SUMMARY

  • In Choppy Waters

The synchronized slowdown witnessed around the globe in the first half of 2019 has taken hold, with no easy way back up in sight. Concerns are on the rise about the near-term growth prospects in Europe (particularly Germany) and Japan, but we do not expect these regions to slip into recession. With Prime Minister Boris Johnson now at the helm, the odds of a disorderly Brexit are rising -- yet it is still not imminent.
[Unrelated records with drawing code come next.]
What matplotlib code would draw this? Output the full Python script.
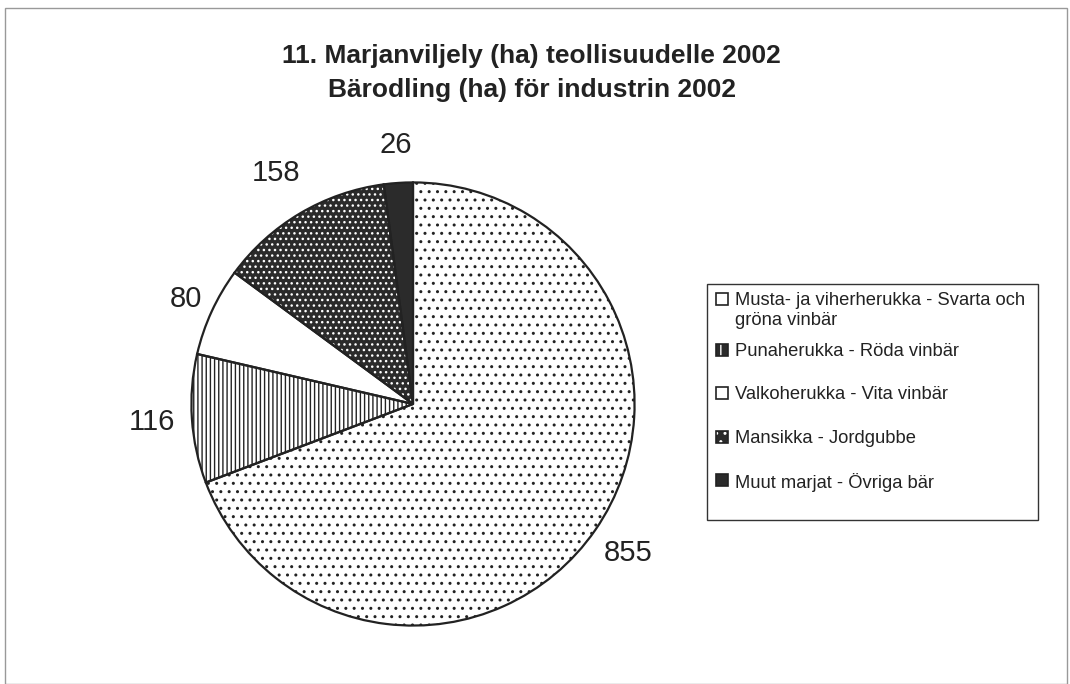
import numpy as np
import matplotlib.pyplot as plt
from matplotlib.patches import Rectangle
from matplotlib import font_manager

names = {f.name for f in font_manager.fontManager.ttflist}
title_font = 'Liberation Sans Narrow' if 'Liberation Sans Narrow' in names else 'Liberation Sans'

plt.rcParams['font.family'] = ['Liberation Sans', 'DejaVu Sans']
plt.rcParams['hatch.linewidth'] = 1.0

# data
labels = ['Musta- ja viherherukka - Svarta och\ngröna vinbär',
          'Punaherukka - Röda vinbär',
          'Valkoherukka - Vita vinbär',
          'Mansikka - Jordgubbe',
          'Muut marjat - Övriga bär']
values = [855, 116, 80, 158, 26]

# styles: facecolor, hatch, hatch colour
faces = ['white', 'white', 'white', '#2b2b2b', '#2b2b2b']
hatches = ['..', '||||', '', '...', '']
hatch_cols = ['#222222', '#222222', 'white', 'white', '#2b2b2b']
label_r = [1.18, 1.18, 1.13, 1.21, 1.17]

W, H = 1070, 684
fig = plt.figure(figsize=(W / 100, H / 100), dpi=100)


def fx(px):
    return px / W


def fy(py):
    return 1 - py / H


# page frame
fig.add_artist(Rectangle((fx(5), 0.0), fx(1062), 1 - 8 / H,
                         transform=fig.transFigure, fill=False,
                         edgecolor='#999999', linewidth=1))

cx, cy, r = 413, 404, 226
ax = fig.add_axes([fx(cx - r), (H - cy - r) / H, 2 * r / W, 2 * r / H])

# fill layer (hatch colour taken from edgecolor)
wedges, _ = ax.pie(values, startangle=90, counterclock=False, radius=1)
for w, fc, h, hc in zip(wedges, faces, hatches, hatch_cols):
    w.set_facecolor(fc)
    w.set_hatch(h)
    w.set_edgecolor(hc)
    w.set_linewidth(0)

# outline layer
ax.pie(values, startangle=90, counterclock=False, radius=1,
       wedgeprops=dict(fill=False, edgecolor='#222222', linewidth=1.6))

for w, v, lr in zip(wedges, values, label_r):
    ang = np.deg2rad((w.theta1 + w.theta2) / 2)
    ax.text(lr * np.cos(ang), lr * np.sin(ang), str(v), fontsize=21,
            ha='center', va='center', color='#222222')

ax.set_xlim(-1.02, 1.02)
ax.set_ylim(-1.02, 1.02)
ax.set_aspect('equal')
ax.axis('off')

tsize = 21.8 if title_font != 'Liberation Sans' else 19
fig.text(0.497, fy(56), '11. Marjanviljely (ha) teollisuudelle 2002',
         ha='center', va='center', fontsize=tsize, fontweight='bold',
         family=title_font, color='#222222')
fig.text(0.497, fy(90), 'Bärodling (ha) för industrin 2002',
         ha='center', va='center', fontsize=tsize, fontweight='bold',
         family=title_font, color='#222222')

# legend drawn by hand (box + swatches + texts)
fig.add_artist(Rectangle((fx(707), fy(520)), fx(1038 - 707), (520 - 284) / H,
                         transform=fig.transFigure, fill=False,
                         edgecolor='#333333', linewidth=1))
leg_faces = ['white', '#2b2b2b', 'white', '#2b2b2b', '#2b2b2b']
leg_hatch = ['', '||', '', '..', '']
leg_hc = ['#222222', 'white', '#222222', 'white', '#2b2b2b']
row_y = [299, 350, 393, 437, 480]
sw = 12
for lab, fc, h, hc, yy in zip(labels, leg_faces, leg_hatch, leg_hc, row_y):
    fig.add_artist(Rectangle((fx(716), fy(yy + sw / 2)), sw / W, sw / H,
                             transform=fig.transFigure, facecolor=fc,
                             hatch=h, edgecolor=hc, linewidth=0))
    fig.add_artist(Rectangle((fx(716), fy(yy + sw / 2)), sw / W, sw / H,
                             transform=fig.transFigure, fill=False,
                             edgecolor='#222222', linewidth=1.2))
    fig.text(fx(735), fy(yy - 7), lab, ha='left', va='top', fontsize=13.2,
             linespacing=1.22, color='#222222')

fig.savefig('out.png', dpi=100)
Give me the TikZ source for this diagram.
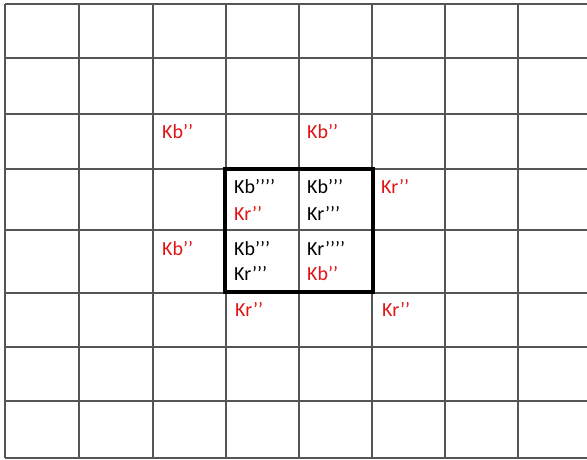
\documentclass[tikz,border=0pt]{standalone}
\usepackage{fontspec}
\setmainfont{Carlito}
\definecolor{gridgray}{RGB}{85,85,85}
\definecolor{kred}{RGB}{225,20,20}
\tikzset{
  gridline/.style={draw=gridgray,line width=1.3pt},
  boxline/.style={draw=black,line width=4pt},
  lbl/.style={anchor=base west,inner sep=0pt,font=\fontsize{20}{24}\selectfont},
  redlbl/.style={lbl,text=kred},
  blklbl/.style={lbl,text=black}
}
\begin{document}
\begin{tikzpicture}[x=1pt,y=-1pt]
\useasboundingbox (0,0) rectangle (587,459);
\fill[white] (0,0) rectangle (587,459);
% horizontal grid lines
\foreach \yy in {4,58,114,169,230,293,347,401,458}
  \draw[gridline] (5,\yy) -- (587,\yy);
% vertical grid lines
\foreach \xx in {5,79,153,226,299,372,445,518}
  \draw[gridline] (\xx,4) -- (\xx,458);
% thick box
\draw[boxline] (225,169) rectangle (373,292);
% labels
\node[redlbl] (a1) at (162,138) {Kb’’};
\node[redlbl] (a2) at (307,138) {Kb’’};
\node[redlbl] (a3) at (381,193) {Kr’’};
\node[redlbl] (a4) at (162,255) {Kb’’};
\node[redlbl] (a5) at (235,316) {Kr’’};
\node[redlbl] (a6) at (382,316) {Kr’’};
\node[blklbl] (b1) at (234,193) {Kb’’’’};
\node[redlbl] (b2) at (234,220) {Kr’’};
\node[blklbl] (c1) at (307,193) {Kb’’’};
\node[blklbl] (c2) at (307,220) {Kr’’’};
\node[blklbl] (d1) at (234,255) {Kb’’’};
\node[blklbl] (d2) at (234,280) {Kr’’’};
\node[blklbl] (e1) at (307,255) {Kr’’’’};
\node[redlbl] (e2) at (307,280) {Kb’’};
\end{tikzpicture}
\end{document}
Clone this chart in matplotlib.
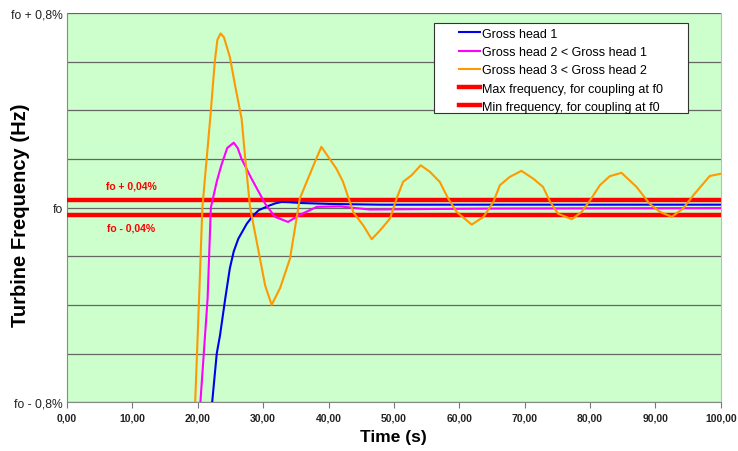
import numpy as np
import matplotlib
matplotlib.use('Agg')
import matplotlib.pyplot as plt
from matplotlib.patches import Rectangle

plt.rcParams['font.family'] = ['Liberation Sans', 'DejaVu Sans']

# ---- data (time in s, deviation from fo in %) ----
head1_t = [21.0, 22.2, 22.9, 23.4, 24.2, 24.9, 25.5, 26.2, 27.5, 28.4, 29.3,
           30.8, 31.8, 32.8, 34.0, 35.6, 40.2, 47.9, 60.0, 80.0, 100.0]
head1_y = [-1.2, -0.8, -0.6, -0.525, -0.374, -0.25, -0.18, -0.128, -0.066,
           -0.035, -0.011, 0.007, 0.017, 0.023, 0.022, 0.019, 0.015, 0.012,
           0.012, 0.012, 0.012]

head2_t = [19.5, 20.4, 21.5, 22.0, 22.9, 23.6, 24.5, 25.5, 26.1, 26.7, 28.2,
           30.3, 31.8, 33.8, 35.6, 38.2, 41.7, 46.3, 55.0, 65.0, 80.0, 100.0]
head2_y = [-1.2, -0.8, -0.374, 0.0, 0.107, 0.174, 0.245, 0.267, 0.245, 0.2,
           0.12, 0.016, -0.038, -0.059, -0.03, 0.003, 0.005, -0.008, -0.006,
           -0.004, -0.003, -0.002]

head3_t = [18.9, 19.6, 20.2, 20.7, 21.9, 22.6, 23.0, 23.5, 24.0, 24.9, 25.7,
           26.7, 27.3, 28.0, 29.3, 30.3, 31.3, 32.6, 34.1, 35.6, 37.7, 38.9,
           41.2, 42.2, 43.8, 45.3, 46.6, 47.9, 49.4, 50.4, 51.4, 52.7, 54.1,
           55.5, 57.0, 58.3, 59.6, 61.9, 63.7, 65.2, 66.2, 67.7, 69.5, 71.3,
           72.8, 73.9, 75.1, 77.2, 78.7, 80.0, 81.5, 83.0, 84.8, 87.1, 89.1,
           90.7, 92.5, 94.2, 95.8, 98.3, 100.0]
head3_y = [-1.2, -0.8, -0.374, 0.0, 0.366, 0.6, 0.69, 0.716, 0.70, 0.62, 0.503,
           0.366, 0.19, 0.0, -0.18, -0.32, -0.40, -0.33, -0.21, 0.037, 0.174,
           0.25, 0.16, 0.107, -0.02, -0.073, -0.13, -0.093, -0.045, 0.037,
           0.106, 0.133, 0.174, 0.147, 0.106, 0.037, -0.018, -0.07, -0.038,
           0.023, 0.092, 0.126, 0.151, 0.119, 0.085, 0.023, -0.025, -0.048,
           -0.018, 0.03, 0.092, 0.129, 0.143, 0.085, 0.016, -0.018, -0.038,
           -0.004, 0.051, 0.13, 0.139]

f_max = 0.032
f_min = -0.032

x_ticks = np.arange(0, 101, 10)
x_labels = [f'{v:.2f}'.replace('.', ',') for v in x_ticks]
y_grid = np.arange(-0.8, 0.81, 0.2)
y_labels = {-0.8: 'fo - 0,8%', 0.0: 'fo', 0.8: 'fo + 0,8%'}


def main():
    fig = plt.figure(figsize=(7.38, 4.52), dpi=100)
    ax = fig.add_axes([0.0908, 0.108, 0.886, 0.861])
    ax.set_facecolor('#ccffcc')

    for v in y_grid:
        ax.axhline(v, color='#666666', lw=0.9, zorder=1)

    kw = dict(lw=1.5, zorder=4, solid_joinstyle='round')
    ax.plot(head1_t, head1_y, color='#0000ee', label='Gross head 1', **kw)
    ax.plot(head2_t, head2_y, color='#ff00ff',
            label='Gross head 2 < Gross head 1', **kw)
    ax.plot(head3_t, head3_y, color='#ff9900',
            label='Gross head 3 < Gross head 2', **kw)
    ax.axhline(f_max, color='#ff0000', lw=3.2, zorder=3,
               label='Max frequency, for coupling at f0')
    ax.axhline(f_min, color='#ff0000', lw=3.2, zorder=3,
               label='Min frequency, for coupling at f0')

    ax.text(9.8, 0.09, 'fo + 0,04%', color='#ff0000', fontsize=7.5,
            fontweight='bold', ha='center', va='center')
    ax.text(9.8, -0.082, 'fo - 0,04%', color='#ff0000', fontsize=7.5,
            fontweight='bold', ha='center', va='center')

    ax.set_xlim(0, 100)
    ax.set_ylim(-0.8, 0.8)
    ax.set_xticks(x_ticks)
    ax.set_xticklabels(x_labels, fontsize=7.5, fontweight='bold',
                       color='#222222')
    ax.set_yticks(list(y_labels.keys()))
    ax.set_yticklabels(list(y_labels.values()), fontsize=8.7, color='#222222')
    ax.tick_params(axis='y', length=0, pad=3)
    ax.tick_params(axis='x', length=4, color='#777777', direction='out')

    for side in ['left', 'bottom']:
        ax.spines[side].set_color('#888888')
    ax.spines['right'].set_color('#bbbbbb')
    ax.spines['top'].set_visible(False)

    ax.set_xlabel('Time (s)', fontsize=12.5, fontweight='bold')
    ax.xaxis.set_label_coords(0.4985, -0.069)
    ax.set_ylabel('Turbine Frequency (Hz)', fontsize=14.5, fontweight='bold')
    ax.yaxis.set_label_coords(-0.057, 0.483)

    # legend box drawn separately to keep the wide left margin of the original
    ax.add_patch(Rectangle((0.5612, 0.743), 0.3883, 0.2313,
                           transform=ax.transAxes, facecolor='white',
                           edgecolor='#333333', lw=0.8, zorder=6))
    leg = ax.legend(loc='upper left', bbox_to_anchor=(0.599, 0.962),
                    fontsize=9, frameon=False, handlelength=1.7,
                    handletextpad=0.15, borderpad=0, labelspacing=0.5,
                    borderaxespad=0)
    leg.set_zorder(7)

    fig.savefig('out.png', dpi=100, facecolor='white')
    plt.close(fig)


if __name__ == '__main__':
    main()
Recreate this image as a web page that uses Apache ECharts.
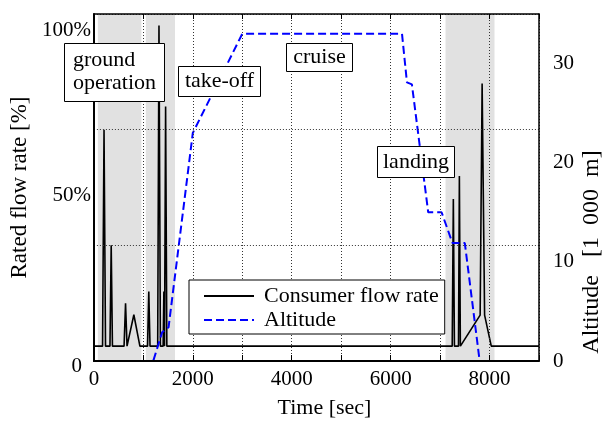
<!DOCTYPE html>
<html>
<head>
<meta charset="utf-8">
<script src="https://cdn.jsdelivr.net/npm/echarts@6/dist/echarts.min.js"></script>
<style>html,body{margin:0;padding:0;background:#fff}#c{width:603px;height:424px}</style>
</head>
<body>
<div id="c"></div>
<script>
// ---- data ----
const flowTime = [0, 175, 205, 235, 325, 350, 375, 610, 640, 670, 808, 930, 1085, 1110, 1135, 1290, 1316, 1345, 1400, 1415, 1428, 1450, 1475, 7245, 7268, 7290, 7372, 7390, 7410, 7810, 7850, 7900, 8035, 9000];
const flowRate = [4.5, 4.5, 70, 4.5, 4.5, 35, 4.5, 4.5, 17.5, 4.5, 14, 4.5, 4.5, 21, 4.5, 4.5, 101.5, 4.5, 4.5, 21, 4.5, 77, 4.5, 4.5, 49, 4.5, 4.5, 56, 4.5, 13.9, 84, 13.9, 4.5, 4.5];
const altTime = [0, 1200, 1380, 1510, 2000, 3000, 6230, 6330, 6430, 6760, 7030, 7250, 7500, 7800, 9000];
const altitude = [0, 0, 2.9, 3.4, 23, 33, 33, 28.1, 27.9, 15, 15, 11.9, 11.9, 0, 0];
const phaseStart = [80, 1050, 7110];
const phaseEnd = [960, 1640, 8100];
const timeTicks = [0, 2000, 4000, 6000, 8000];
const flowTicks = [0, 50, 100];
const altTicks = [0, 10, 20, 30];
const seriesNames = ['Consumer flow rate', 'Altitude'];

const FF = '"Liberation Serif", "Times New Roman", serif';
const chart = echarts.init(document.getElementById('c'), null, {renderer: 'canvas'});

const flowData = flowTime.map((t, i) => [t, flowRate[i]]);
const altData = altTime.map((t, i) => [t, altitude[i]]);
const areas = phaseStart.map((s, i) => [{xAxis: s}, {xAxis: phaseEnd[i]}]);

const gridLine = {show: true, lineStyle: {color: '#333', type: [1, 2], width: 1}};

const option = {
  animation: false,
  backgroundColor: '#fff',
  grid: {left: 91, right: 64, top: 14, bottom: 57, containLabel: false},
  xAxis: [
    {
      type: 'value', min: 0, max: 9000, interval: 1000, position: 'bottom', z: 3,
      name: 'Time [sec]', nameLocation: 'middle', nameGap: 36,
      nameTextStyle: {fontFamily: FF, fontSize: 22, color: '#000', padding: [0, 0, 0, 16]},
      axisLine: {show: true, onZero: false, lineStyle: {color: '#000', width: 2}},
      axisTick: {show: true, inside: true, length: 6, lineStyle: {color: '#000', width: 1}},
      axisLabel: {customValues: timeTicks, fontFamily: FF, fontSize: 21, color: '#000', margin: 8,
        formatter: v => String(v)},
      splitLine: gridLine
    },
    {
      type: 'value', min: 0, max: 9000, interval: 1000, position: 'top', z: 3,
      axisLine: {show: true, onZero: false, lineStyle: {color: '#000', width: 1.5}},
      axisTick: {show: true, inside: true, length: 5, lineStyle: {color: '#000', width: 1}},
      axisLabel: {show: false},
      splitLine: {show: false}
    }
  ],
  yAxis: [
    {
      type: 'value', min: 0, max: 105, interval: 35, position: 'left', z: 3,
      name: 'Rated flow rate [%]', nameLocation: 'middle', nameGap: 52, nameRotate: 90,
      nameTextStyle: {fontFamily: FF, fontSize: 23, color: '#000'},
      axisLine: {show: true, onZero: false, lineStyle: {color: '#000', width: 2}},
      axisTick: {show: false},
      axisLabel: {
        customValues: flowTicks, fontFamily: FF, fontSize: 21, color: '#000', margin: 3,
        formatter: v => v === 0 ? '{z|0}' : v + '%',
        rich: {z: {fontFamily: FF, fontSize: 21, color: '#000', padding: [10, 9, 0, 0]}}
      },
      splitLine: gridLine
    },
    {
      type: 'value', min: 0, max: 35, interval: 10, position: 'right', z: 3,
      axisLine: {show: true, onZero: false, lineStyle: {color: '#000', width: 1.5}},
      axisTick: {show: false},
      axisLabel: {customValues: altTicks, fontFamily: FF, fontSize: 21, color: '#000', margin: 14,
        formatter: v => String(v)},
      splitLine: {show: false}
    }
  ],
  legend: {
    left: 189, top: 280, orient: 'vertical', data: seriesNames,
    itemWidth: 50, itemHeight: 14, itemGap: 2, padding: [5, 6, 3, 14],
    borderColor: '#000', borderWidth: 1, backgroundColor: '#fff', z: 100,
    itemStyle: {opacity: 0},
    textStyle: {fontFamily: FF, fontSize: 22, color: '#000', lineHeight: 20, padding: [0, 0, 0, 5]}
  },
  graphic: [
    {type: 'rect', z: 100, shape: {x: 64.5, y: 43.5, width: 100, height: 58}, style: {fill: '#fff', stroke: '#000', lineWidth: 1}},
    {type: 'text', z: 101, x: 73, y: 49, style: {text: 'ground\noperation', font: '22px ' + FF, fill: '#000', lineHeight: 23, textVerticalAlign: 'top'}},
    {type: 'rect', z: 100, shape: {x: 178.5, y: 66.5, width: 82, height: 30}, style: {fill: '#fff', stroke: '#000', lineWidth: 1}},
    {type: 'text', z: 101, x: 219.5, y: 81.5, style: {text: 'take-off', font: '22px ' + FF, fill: '#000', textAlign: 'center', textVerticalAlign: 'middle'}},
    {type: 'rect', z: 100, shape: {x: 286.5, y: 43.5, width: 66, height: 28}, style: {fill: '#fff', stroke: '#000', lineWidth: 1}},
    {type: 'text', z: 101, x: 319.5, y: 57.5, style: {text: 'cruise', font: '22px ' + FF, fill: '#000', textAlign: 'center', textVerticalAlign: 'middle'}},
    {type: 'rect', z: 100, shape: {x: 377.5, y: 146.5, width: 77, height: 31}, style: {fill: '#fff', stroke: '#000', lineWidth: 1}},
    {type: 'text', z: 101, x: 416, y: 162, style: {text: 'landing', font: '22px ' + FF, fill: '#000', textAlign: 'center', textVerticalAlign: 'middle'}},
    {type: 'text', z: 101, x: 592, y: 252, rotation: Math.PI / 2, style: {text: 'Altitude   [1  000  m]', font: '24px ' + FF, fill: '#000', textAlign: 'center', textVerticalAlign: 'middle'}}
  ],
  series: [
    {
      name: 'phases', type: 'line', data: [], z: 1, silent: true, xAxisIndex: 0, yAxisIndex: 0,
      markArea: {silent: true, itemStyle: {color: '#e1e1e1', opacity: 1}, data: areas}
    },
    {
      name: seriesNames[0], type: 'line', data: flowData, xAxisIndex: 0, yAxisIndex: 0, z: 2,
      symbol: 'none', lineStyle: {color: '#000', width: 1.6}, itemStyle: {color: '#000'}
    },
    {
      name: seriesNames[1], type: 'line', data: altData, xAxisIndex: 0, yAxisIndex: 1, z: 2,
      symbol: 'none', lineStyle: {color: '#0000ff', width: 2, type: [8, 4]}, itemStyle: {color: '#0000ff'}
    }
  ]
};
chart.setOption(option);
</script>
</body>
</html>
The resumption of U.S.-China trade talks was an encouraging development, but negotiators stumbled out of the gate. In our base case, we expect all current tariffs to remain in place at least through early 2020, sustaining downward pressure on global trade. Plus, new trade tensions flaring up between Japan and South Korea are only clouding the already bleak outlook. Against this backdrop, the major central banks have shown willingness to deploy their depleted monetary tools to fight risks of recession.

The ongoing uncertainties will continue to weigh on economic prospects for the remainder of the year and into 2020. Following are our outlooks for the major countries and regions:

United States

  • Economic headlines in the U.S. have returned to a positive tone. The unemployment rate rose to 3.7% as more workers entered the labor force, while inflation rates have tempered their long decline. The trade truce with China has helped to settle markets, while the deal to lift the debt ceiling removes an important fiscal risk. Annualized gross domestic product (GDP) growth of 2.1% in the second quarter, driven by strong consumer spending, exceeded our expectations. While the decline in business investment is discouraging, the economy continues to show resilience.
  • After thoroughly signaling an easier posture, the Federal Reserve has begun cutting rates. Following this week’s action, we expect one additional insurance cut of 25 bps this year, and for rates to hold steady thereafter. Favorable domestic conditions call this second cut into question, but the Fed has affirmed its intent to support the economy against headwinds from trade tensions and slow global growth.